[Congressional Record Volume 156, Number 91 (Thursday, June 17, 2010)]
[Senate]
[Page S5104]
From the Congressional Record Online through the Government Publishing Office [www.gpo.gov]
JUNETEENTH
Mr. CARDIN. Mr. President, I rise today in celebration of the 145th
anniversary of Juneteenth, the oldest commemoration of the end of
slavery in the United States. On June 19, 1865, Union soldiers arrived
in Galveston, TX, to inform the slaves that they were free. Although
the Emancipation Proclamation took effect on January 1, 1863, it was 2
years later before the message reached slaves in Texas and the Union
troops enforced the President's order. Eighty-nine years after
America's Independence Day, Africans in America finally obtained their
independence from slavery. Juneteenth is a day when all Americans
should celebrate Black Americans' freedom and heritage.
In 2008, Congress apologized for the injustice, cruelty, brutality,
and inhumanity of slavery and Jim Crow laws. The congressional
resolution acknowledged that African Americans continue to suffer from
the complex interplay between slavery and Jim Crow long after both
systems were formally abolished. This suffering is both tangible and
intangible, including the loss of human dignity, the frustration of
careers and professional lives, and the long-term loss of income and
opportunity.
On Wednesday, Congress honored the African-American slaves who built
the U.S. Capitol by dedicating plaques to their memory. Historians have
discovered that slaves worked 12-hour days, 6 days a week on the
construction of the Capitol. The Federal Government rented over 400
slaves from local slave owners at a rate of $5 per person per month,
but the slaves were not paid for their work.
On this day, it is fitting to remember our Nation's painful history.
Millions of Africans were torn from their homeland and brought to the
Americas as chattel. While it is unknown how many died during the
middle passage, it is estimated that 645,000 arrived in the United
States. My own State of Maryland had slaves. In 1790, more than 100,000
slaves, which would have been about a third of the State's total
population, lived in Maryland. Seventy years later, the 1860 census
indicated that there were more than 4 million slaves nationwide.
Despite Maryland's history of slavery, many Marylanders led the fight
for abolition. The underground railroad was a secret network that
helped enslaved men, women, and children escape to freedom. Its route
through Maryland took passengers by boat up the Chesapeake Bay. Ships
departed from the many towns located directly on the bay and from
cities on rivers that flowed into the bay, including Baltimore. Many
ships' pilots hid fugitives and helped them on their way.

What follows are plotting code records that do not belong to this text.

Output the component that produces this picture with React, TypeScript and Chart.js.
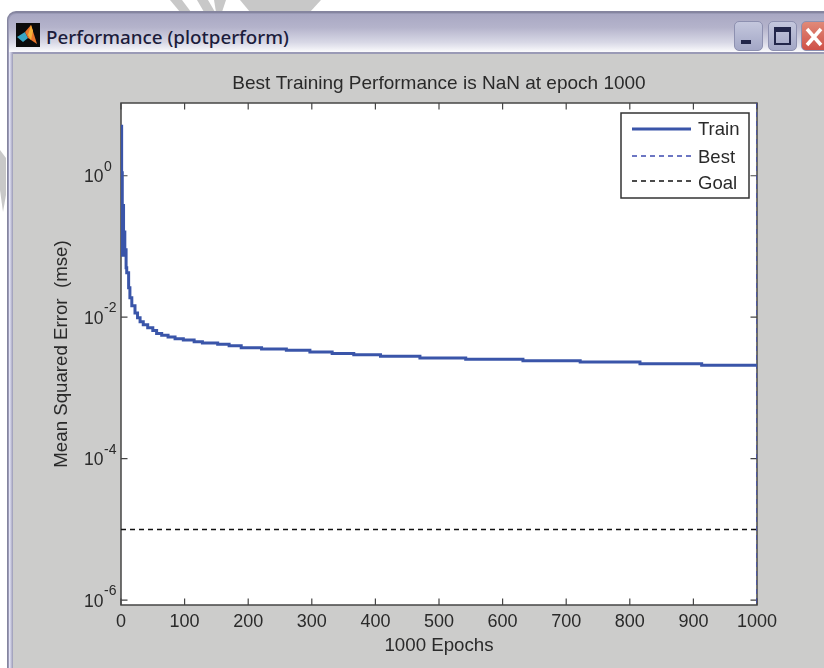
import React, { useEffect, useRef } from "react";
import { Chart, registerables } from "chart.js";

Chart.register(...registerables);

const FONT = '"Liberation Sans", Arial, sans-serif';
const titleText = "Best Training Performance is NaN at epoch 1000";
const windowTitle = "Performance (plotperform)";
const xAxisTitle = "1000 Epochs";
const yAxisTitle = "Mean Squared Error  (mse)";

const xTicks = [0, 100, 200, 300, 400, 500, 600, 700, 800, 900, 1000];
const yTickExponents = [0, -2, -4, -6];

const trainEpochs = [0, 1, 2, 3, 4, 5, 6, 7, 8, 9, 12, 14, 17, 22, 26, 30, 35, 42, 50, 56, 64, 74, 85, 98, 115, 128, 152, 170, 189, 221, 260, 297, 332, 366, 408, 470, 542, 632, 722, 816, 913, 1000];
const trainMse = [5.0, 1.1, 0.075, 0.38, 0.08, 0.16, 0.075, 0.09, 0.05, 0.0425, 0.026, 0.0188, 0.0145, 0.0115, 0.0098, 0.0086, 0.0078, 0.0071, 0.0065, 0.0059, 0.00556, 0.00526, 0.00497, 0.00476, 0.00451, 0.00432, 0.00414, 0.00396, 0.00371, 0.00355, 0.0034, 0.00322, 0.00308, 0.00295, 0.0028, 0.00265, 0.00254, 0.00242, 0.00232, 0.0022, 0.0021, 0.0021];

const bestEpochs = [1000, 1000];
const bestMse = [10.7, 8.6e-7];
const goalEpochs = [0, 1000];
const goalMse = [1e-5, 1e-5];

const yMin = 8.55e-7;
const yMax = 10.67;

const TRAIN_COLOR = "#3a55a9";
const AXIS_COLOR = "#454545";
const TEXT_COLOR = "#2a2a2a";

const toPoints = (xs: number[], ys: number[]) => xs.map((x, i) => ({ x, y: ys[i] }));

const matlabFrame = {
  id: "matlabFrame",
  beforeDatasetsDraw(chart: any) {
    const { ctx, chartArea: a, scales } = chart;
    ctx.save();
    ctx.fillStyle = "#ffffff";
    ctx.fillRect(a.left, a.top, a.width, a.height);
    ctx.strokeStyle = AXIS_COLOR;
    ctx.lineWidth = 1.5;
    ctx.strokeRect(a.left, a.top, a.width, a.height);
    ctx.lineWidth = 1.2;
    const len = 6.5;
    ctx.beginPath();
    scales.x.ticks.forEach((t: any) => {
      const px = scales.x.getPixelForValue(t.value);
      ctx.moveTo(px, a.bottom);
      ctx.lineTo(px, a.bottom - len);
      ctx.moveTo(px, a.top);
      ctx.lineTo(px, a.top + len);
    });
    scales.y.ticks.forEach((t: any) => {
      const py = scales.y.getPixelForValue(t.value);
      ctx.moveTo(a.left, py);
      ctx.lineTo(a.left + len, py);
      ctx.moveTo(a.right, py);
      ctx.lineTo(a.right - len, py);
    });
    ctx.stroke();
    // y tick labels with a raised exponent
    ctx.fillStyle = TEXT_COLOR;
    ctx.textBaseline = "alphabetic";
    ctx.textAlign = "left";
    scales.y.ticks.forEach((t: any) => {
      const py = scales.y.getPixelForValue(t.value);
      const exp = String(Math.round(Math.log10(t.value)));
      ctx.font = `17.5px ${FONT}`;
      ctx.fillText("10", 84, py + 6.5);
      ctx.font = `14px ${FONT}`;
      ctx.fillText(exp, 104, py - 5);
    });
    ctx.restore();
  },
  afterDraw(chart: any) {
    const { ctx, data } = chart;
    ctx.save();
    ctx.fillStyle = "#ffffff";
    ctx.strokeStyle = "#333333";
    ctx.lineWidth = 1.5;
    ctx.fillRect(621, 113, 128, 85);
    ctx.strokeRect(621, 113, 128, 85);
    const sampleRows = [129, 156, 181];
    const textRows = [129, 157, 183];
    ctx.font = `18.5px ${FONT}`;
    ctx.textBaseline = "middle";
    ctx.textAlign = "left";
    data.datasets.forEach((ds: any, i: number) => {
      ctx.beginPath();
      ctx.strokeStyle = ds.borderColor;
      ctx.lineWidth = ds.borderWidth;
      ctx.setLineDash(ds.borderDash || []);
      ctx.moveTo(632, sampleRows[i]);
      ctx.lineTo(691, sampleRows[i]);
      ctx.stroke();
      ctx.setLineDash([]);
      ctx.fillStyle = TEXT_COLOR;
      ctx.fillText(ds.label, 698, textRows[i] + 1);
    });
    ctx.restore();
  },
};

export default function App() {
  const ref = useRef<HTMLCanvasElement | null>(null);
  useEffect(() => {
    if (!ref.current) return;
    const chart = new Chart(ref.current, {
      type: "line",
      data: {
        datasets: [
          { label: "Train", data: toPoints(trainEpochs, trainMse), borderColor: TRAIN_COLOR, borderWidth: 3, stepped: true, pointRadius: 0 },
          { label: "Best", data: toPoints(bestEpochs, bestMse), borderColor: "#3d49b0", borderWidth: 1.4, borderDash: [5, 4], pointRadius: 0 },
          { label: "Goal", data: toPoints(goalEpochs, goalMse), borderColor: "#111111", borderWidth: 1.4, borderDash: [5, 4], pointRadius: 0 },
        ],
      } as any,
      options: {
        responsive: false,
        animation: false,
        layout: { padding: { left: 0, right: 67, top: 0, bottom: 0 } },
        plugins: {
          legend: { display: false },
          tooltip: { enabled: false },
          title: {
            display: true,
            fullSize: false,
            text: titleText,
            color: TEXT_COLOR,
            font: { family: FONT, size: 19, weight: "normal" },
            padding: { top: 72.6, bottom: 7.6 },
          },
        },
        scales: {
          x: {
            type: "linear",
            min: 0,
            max: 1000,
            grid: { display: false },
            border: { display: false },
            afterBuildTicks: (s: any) => {
              s.ticks = xTicks.map((value) => ({ value }));
            },
            afterFit: (s: any) => {
              s.height = 63;
            },
            ticks: { color: TEXT_COLOR, font: { family: FONT, size: 18 }, maxRotation: 0, padding: -2, autoSkip: false, callback: (v: any) => String(v) },
            title: { display: true, text: xAxisTitle, color: TEXT_COLOR, font: { family: FONT, size: 18.7 }, padding: { top: 0, bottom: 11 } },
          },
          y: {
            type: "logarithmic",
            min: yMin,
            max: yMax,
            grid: { display: false },
            border: { display: false },
            afterBuildTicks: (s: any) => {
              s.ticks = yTickExponents.map((e) => ({ value: Math.pow(10, e) }));
            },
            afterFit: (s: any) => {
              s.width = 121;
            },
            ticks: { display: false, callback: (v: any) => `1e${Math.round(Math.log10(v))}` },
            title: { display: true, text: yAxisTitle, color: TEXT_COLOR, font: { family: FONT, size: 18.7 }, padding: { top: 51, bottom: 0 } },
          },
        },
      } as any,
      plugins: [matlabFrame],
    });
    return () => chart.destroy();
  }, []);

  const wm = (pts: string) => (
    <div style={{ position: "absolute", inset: 0, background: "#c8c8c8", clipPath: `polygon(${pts})` }} />
  );
  const button = (left: number, width: number, bg: string, child: React.ReactNode) => (
    <div style={{ position: "absolute", left, top: 21, width, height: 30, borderRadius: 5, background: bg, border: "1px solid #8d90b0", boxSizing: "border-box" }}>{child}</div>
  );

  return (
    <div style={{ position: "absolute", left: 0, top: 0, width: 824, height: 668, overflow: "hidden", background: "#fff" }}>
      {wm("170px 0, 182px 0, 191px 12px, 180px 12px")}
      {wm("197px 0, 208px 0, 215px 12px, 204px 12px")}
      {wm("214px 0, 226px 0, 222px 12px, 216px 12px")}
      {wm("240px 0, 321px 0, 310px 12px, 250px 12px")}
      {wm("0 150px, 6px 158px, 6px 195px, 3px 212px, 0 190px")}
      <div style={{ position: "absolute", left: 7, top: 11, width: 817, height: 657, borderTopLeftRadius: 9, background: "#9a9ab6", borderTop: "2px solid #85859f", borderLeft: "1px solid #85859f", boxSizing: "border-box" }} />
      <div style={{ position: "absolute", left: 9, top: 14, width: 815, height: 38, borderTopLeftRadius: 7, background: "linear-gradient(#a9a8c3 0%, #b4b3cb 35%, #d8d8e6 75%, #fbfbfd 100%)" }} />
      <div style={{ position: "absolute", left: 9, top: 52, width: 4, height: 616, background: "linear-gradient(90deg,#eef,#9a9ab6)" }} />
      <div style={{ position: "absolute", left: 13, top: 54, width: 811, height: 614, background: "#cccccb" }} />
      <svg style={{ position: "absolute", left: 16, top: 23 }} width="24" height="24" viewBox="0 0 24 24">
        <rect width="24" height="24" fill="#0b0b0b" />
        <polygon points="1,14 9,9 12,15 7,19" fill="#3aa6c4" />
        <polygon points="9,9 15,2 21,21 15,17 12,15" fill="#e8742a" />
        <polygon points="15,2 17,8 15,17 12,12" fill="#f5b13a" />
      </svg>
      <div style={{ position: "absolute", left: 46, top: 24, fontFamily: '"Noto Sans", sans-serif', fontSize: 18.8, lineHeight: "26px", color: "#1c1c3c", fontWeight: 500, whiteSpace: "nowrap" }}>{windowTitle}</div>
      {button(734, 29, "linear-gradient(#c4c7dd,#a3a7c6)", <div style={{ position: "absolute", left: 6, top: 18, width: 10, height: 4, background: "#22264a" }} />)}
      {button(768, 29, "linear-gradient(#c4c7dd,#a3a7c6)", <div style={{ position: "absolute", left: 5, top: 5, width: 17, height: 18, border: "2px solid #22264a", borderTopWidth: 5, boxSizing: "border-box" }} />)}
      {button(801, 30, "linear-gradient(#e08a78,#cf5048)", (
        <svg style={{ position: "absolute", left: 2, top: 5 }} width="20" height="20"><path d="M3 2 L17 18 M17 2 L3 18" stroke="#fff" strokeWidth="3.5" /></svg>
      ))}
      <canvas ref={ref} width={824} height={668} style={{ position: "absolute", left: 0, top: 0, display: "block" }} />
    </div>
  );
}
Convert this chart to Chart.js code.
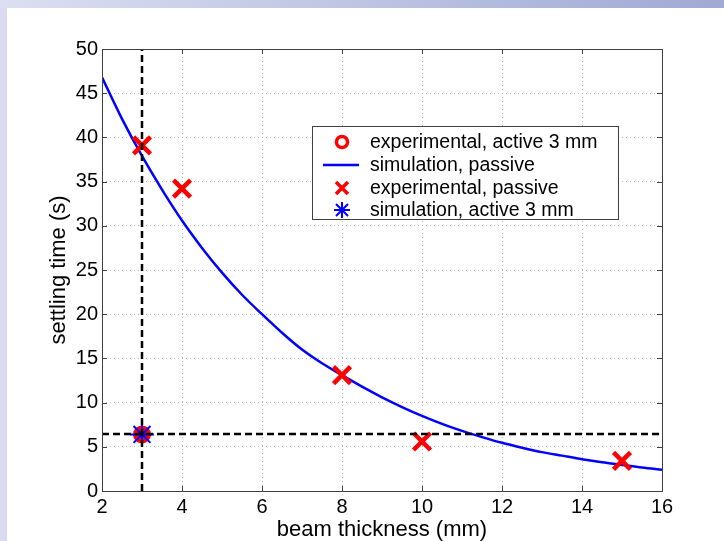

Another route led slaves by land up along the eastern shore of
Maryland and into Delaware, where they could cross into Pennsylvania
and go north to freedom in Massachusetts, New York, and Canada. This
was the route used by Harriet Ross Tubman, a native of Dorchester
County, MD. Tubman not only guided herself and her family to freedom
through the underground railroad, she also made more than 19 trips to
the South to lead more than 300 slaves to freedom. She never lost a
``passenger'' along the route.
The abolitionist leader Frederick Douglass was born in Talbot County
on Maryland's eastern shore. At age 20 he escaped from slavery and
spent the rest of his life advocating racial equality throughout the
United States and the United Kingdom. Harriet Tubman, Frederick
Douglass, and countless others who led slaves to freedom and fought to
abolish slavery are the heroes who inspire us to persevere in the fight
for equality and justice in this country and worldwide.
In 1865, June 19 marked the end of slavery in America, but not the
end of de jure racial discrimination. My own State of Maryland passed
15 Jim Crow laws between 1870 and 1957. Maryland's schools, swimming
pools, movie houses and other facilities were segregated. Notably, in
1930, the University of Maryland Law School denied admission to
Baltimore native Thurgood Marshall, a man who would two decades later
argue the landmark Brown v. Board of Education case, outlawing legally
segregated schools, and who would soon after become the Nation's first
Black Supreme Court Justice.
While our Nation has made considerable progress over the past century
and a half, many challenges remain. Discrimination, disparities, and
racially motivated hate persist. We must confront these issues. We
cannot ignore the disparities in health care that result in higher
premature birth rates and reduced life expectancy for minority
populations. We cannot ignore discriminatory sentencing in our courts
or discriminatory lending practices by financial institutions. Racially
motivated police brutality and hate crimes cannot stand. We must
continue to pursue justice in each of these areas, and for all
Americans.
We owe it to the legacy of our predecessors in the battle for racial
equality to keep fighting injustice until the Declaration that ``all
men are created equal'' rings true. We cannot be complacent. As Martin
Luther King, Jr. said, ``We will remember not the words of our enemies,
but the silence of our friends.''
We must continue to strive toward elimination of inequality so we can
truly honor the spirit of Juneteenth.